Водителям автобусов и маршруток очень нравилось.
   Нет, нет и нет. Фру Свантесон подавала на праздничный стол в большом кувшине нечто совершенно другое.
Скорее всего, вариант №2.
   Дома у нас полезный шоколадный напиток готовился не очень часто. Понятно почему. Какао-порошок было не так-то просто купить. И если это случалось, он использовался по-другому.
   Торт "Мишка", конечно, помните? А "День и ночь"? Да мало ли было любимых двухслойных рецептов!
   Это магия, это настоящая домашняя алхимия. Половина теста коричневела постепенно, окраску можно было варьировать. От насыщенной тёмно-коричневой, как медвежья шкура, до нежной и удивительной. Чтобы коржи не резкими линиями бросались в глаза, а будто бы перетекали друг в друга, играли оттенками. А ещё глазурь прибавьте, или сгущёнку покрасить...

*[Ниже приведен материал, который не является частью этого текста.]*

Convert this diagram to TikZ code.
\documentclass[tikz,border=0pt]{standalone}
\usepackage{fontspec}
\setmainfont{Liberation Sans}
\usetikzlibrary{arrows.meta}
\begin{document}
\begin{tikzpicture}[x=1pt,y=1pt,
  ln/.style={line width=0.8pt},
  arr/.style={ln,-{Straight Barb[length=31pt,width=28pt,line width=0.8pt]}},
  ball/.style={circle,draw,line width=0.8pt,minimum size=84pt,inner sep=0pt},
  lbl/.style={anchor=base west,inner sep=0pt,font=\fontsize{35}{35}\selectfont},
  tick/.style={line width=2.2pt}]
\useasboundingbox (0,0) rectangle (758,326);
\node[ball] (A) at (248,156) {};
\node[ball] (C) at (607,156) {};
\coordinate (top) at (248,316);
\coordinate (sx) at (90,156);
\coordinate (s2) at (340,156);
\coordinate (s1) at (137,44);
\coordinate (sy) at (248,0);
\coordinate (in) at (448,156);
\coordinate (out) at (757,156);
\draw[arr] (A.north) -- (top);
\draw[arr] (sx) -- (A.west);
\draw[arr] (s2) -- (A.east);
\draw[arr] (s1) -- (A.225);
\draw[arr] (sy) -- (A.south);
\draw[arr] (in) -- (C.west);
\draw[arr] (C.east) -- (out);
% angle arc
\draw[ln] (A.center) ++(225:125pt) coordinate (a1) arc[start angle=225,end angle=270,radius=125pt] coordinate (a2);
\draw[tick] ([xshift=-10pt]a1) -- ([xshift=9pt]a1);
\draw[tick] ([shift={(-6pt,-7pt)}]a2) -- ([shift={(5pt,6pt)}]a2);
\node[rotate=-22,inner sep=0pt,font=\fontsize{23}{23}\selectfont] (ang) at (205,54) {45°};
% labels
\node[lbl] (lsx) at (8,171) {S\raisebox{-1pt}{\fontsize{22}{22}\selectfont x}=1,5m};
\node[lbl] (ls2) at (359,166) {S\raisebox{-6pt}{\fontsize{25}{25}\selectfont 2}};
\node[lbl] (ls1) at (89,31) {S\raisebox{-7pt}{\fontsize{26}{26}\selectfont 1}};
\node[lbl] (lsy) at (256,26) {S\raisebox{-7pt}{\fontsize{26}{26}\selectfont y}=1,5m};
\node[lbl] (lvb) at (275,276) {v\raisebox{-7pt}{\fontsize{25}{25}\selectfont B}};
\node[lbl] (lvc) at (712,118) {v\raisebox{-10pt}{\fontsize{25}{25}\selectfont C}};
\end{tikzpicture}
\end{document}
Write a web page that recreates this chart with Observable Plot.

Вот вам и пачка какао "Золотой ярлык".
Да, именно "Золотой ярлык".
   Однажды, наигравшись в "Несквик" и прочие быстрорастворимые гранулы и порошки, я купила знакомую с детства коробочку и сварила по всем правилам. Молоко вскипятила, насыпала, размешала.
   Нет, "Несквик" тоже можно пить, когда некогда: в школу выходить через 10 минут или просто возиться неохота.
   Но если уделить время "Золотому ярлыку", если торопиться совершенно некуда, и за окном не то чтобы очень тёплый вечер...
   Взять и сразу же налить в большую чашку с толстыми стенками - в горошек или с оленем, или ещё что-нибудь такое уютное, своё. Пусть не очень часто, но иногда можно. И нужно.
   Вдохнуть драгоценный пар, так ярко и сладко, так темно знакомый с детства. И, прикрыв от наслаждения глаза, сделать первый глоток. Божественно, божественно.
   Какое какао? А вот приблизительно такое.